_Required task:_ Print, word for word, every line from the beginning of the listing up to and including the line with "ax.text(max(v, 3) +". Pictures are to be excluded.

_Data excerpt:_

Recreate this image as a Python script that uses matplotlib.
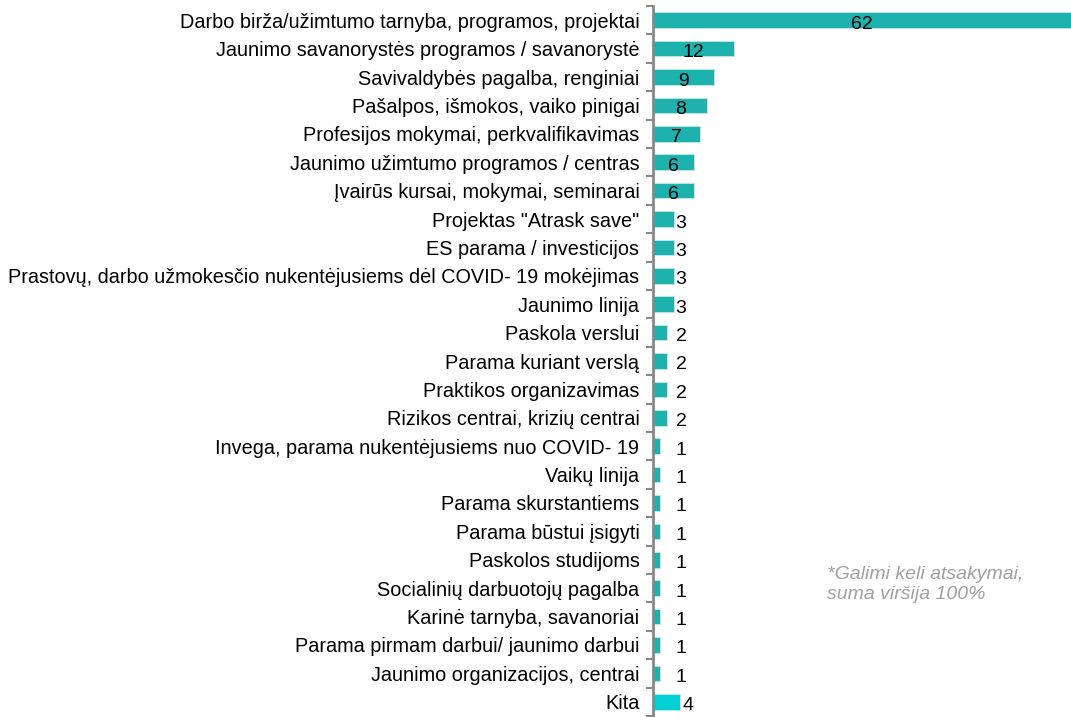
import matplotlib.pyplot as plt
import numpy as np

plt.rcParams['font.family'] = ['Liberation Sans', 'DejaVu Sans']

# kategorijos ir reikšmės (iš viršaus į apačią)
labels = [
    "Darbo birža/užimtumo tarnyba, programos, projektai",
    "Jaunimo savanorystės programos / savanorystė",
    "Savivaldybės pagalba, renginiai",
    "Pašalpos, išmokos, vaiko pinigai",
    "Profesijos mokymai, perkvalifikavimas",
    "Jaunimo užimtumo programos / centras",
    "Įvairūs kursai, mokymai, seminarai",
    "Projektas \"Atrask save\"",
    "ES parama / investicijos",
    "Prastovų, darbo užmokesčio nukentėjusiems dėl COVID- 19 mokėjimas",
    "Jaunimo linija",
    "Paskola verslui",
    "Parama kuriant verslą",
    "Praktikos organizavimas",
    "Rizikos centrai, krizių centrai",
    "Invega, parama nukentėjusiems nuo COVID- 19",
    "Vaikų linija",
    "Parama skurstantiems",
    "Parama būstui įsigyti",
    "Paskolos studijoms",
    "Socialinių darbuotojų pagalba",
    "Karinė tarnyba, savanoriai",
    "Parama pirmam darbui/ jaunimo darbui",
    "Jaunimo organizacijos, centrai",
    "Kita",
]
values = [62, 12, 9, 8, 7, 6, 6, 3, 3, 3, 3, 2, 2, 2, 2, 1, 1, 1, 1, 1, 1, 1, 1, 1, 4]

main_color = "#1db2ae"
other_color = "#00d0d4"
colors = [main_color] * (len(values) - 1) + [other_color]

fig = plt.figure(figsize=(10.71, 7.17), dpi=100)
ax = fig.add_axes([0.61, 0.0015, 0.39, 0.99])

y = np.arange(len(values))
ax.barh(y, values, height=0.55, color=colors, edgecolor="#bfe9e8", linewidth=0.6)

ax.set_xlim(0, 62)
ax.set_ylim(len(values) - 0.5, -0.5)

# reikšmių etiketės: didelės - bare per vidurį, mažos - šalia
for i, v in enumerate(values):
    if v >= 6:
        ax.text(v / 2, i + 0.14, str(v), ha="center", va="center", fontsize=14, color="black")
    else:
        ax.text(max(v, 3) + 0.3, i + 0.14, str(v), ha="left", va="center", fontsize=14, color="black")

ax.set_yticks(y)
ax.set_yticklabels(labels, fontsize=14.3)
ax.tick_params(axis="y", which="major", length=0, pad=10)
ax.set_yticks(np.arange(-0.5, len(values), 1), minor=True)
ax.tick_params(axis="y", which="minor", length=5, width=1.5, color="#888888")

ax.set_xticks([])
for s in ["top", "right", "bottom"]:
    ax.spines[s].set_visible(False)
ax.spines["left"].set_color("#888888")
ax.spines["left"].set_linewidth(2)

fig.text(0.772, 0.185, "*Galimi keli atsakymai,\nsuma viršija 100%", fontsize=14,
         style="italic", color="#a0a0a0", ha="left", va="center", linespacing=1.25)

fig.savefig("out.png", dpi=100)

_Solution for this problem:_
Recreate this image as a Python script that uses matplotlib.
import matplotlib.pyplot as plt
import numpy as np

plt.rcParams['font.family'] = ['Liberation Sans', 'DejaVu Sans']

# kategorijos ir reikšmės (iš viršaus į apačią)
labels = [
    "Darbo birža/užimtumo tarnyba, programos, projektai",
    "Jaunimo savanorystės programos / savanorystė",
    "Savivaldybės pagalba, renginiai",
    "Pašalpos, išmokos, vaiko pinigai",
    "Profesijos mokymai, perkvalifikavimas",
    "Jaunimo užimtumo programos / centras",
    "Įvairūs kursai, mokymai, seminarai",
    "Projektas \"Atrask save\"",
    "ES parama / investicijos",
    "Prastovų, darbo užmokesčio nukentėjusiems dėl COVID- 19 mokėjimas",
    "Jaunimo linija",
    "Paskola verslui",
    "Parama kuriant verslą",
    "Praktikos organizavimas",
    "Rizikos centrai, krizių centrai",
    "Invega, parama nukentėjusiems nuo COVID- 19",
    "Vaikų linija",
    "Parama skurstantiems",
    "Parama būstui įsigyti",
    "Paskolos studijoms",
    "Socialinių darbuotojų pagalba",
    "Karinė tarnyba, savanoriai",
    "Parama pirmam darbui/ jaunimo darbui",
    "Jaunimo organizacijos, centrai",
    "Kita",
]
values = [62, 12, 9, 8, 7, 6, 6, 3, 3, 3, 3, 2, 2, 2, 2, 1, 1, 1, 1, 1, 1, 1, 1, 1, 4]

main_color = "#1db2ae"
other_color = "#00d0d4"
colors = [main_color] * (len(values) - 1) + [other_color]

fig = plt.figure(figsize=(10.71, 7.17), dpi=100)
ax = fig.add_axes([0.61, 0.0015, 0.39, 0.99])

y = np.arange(len(values))
ax.barh(y, values, height=0.55, color=colors, edgecolor="#bfe9e8", linewidth=0.6)

ax.set_xlim(0, 62)
ax.set_ylim(len(values) - 0.5, -0.5)

# reikšmių etiketės: didelės - bare per vidurį, mažos - šalia
for i, v in enumerate(values):
    if v >= 6:
        ax.text(v / 2, i + 0.14, str(v), ha="center", va="center", fontsize=14, color="black")
    else:
        ax.text(max(v, 3) + 0.3, i + 0.14, str(v), ha="left", va="center", fontsize=14, color="black")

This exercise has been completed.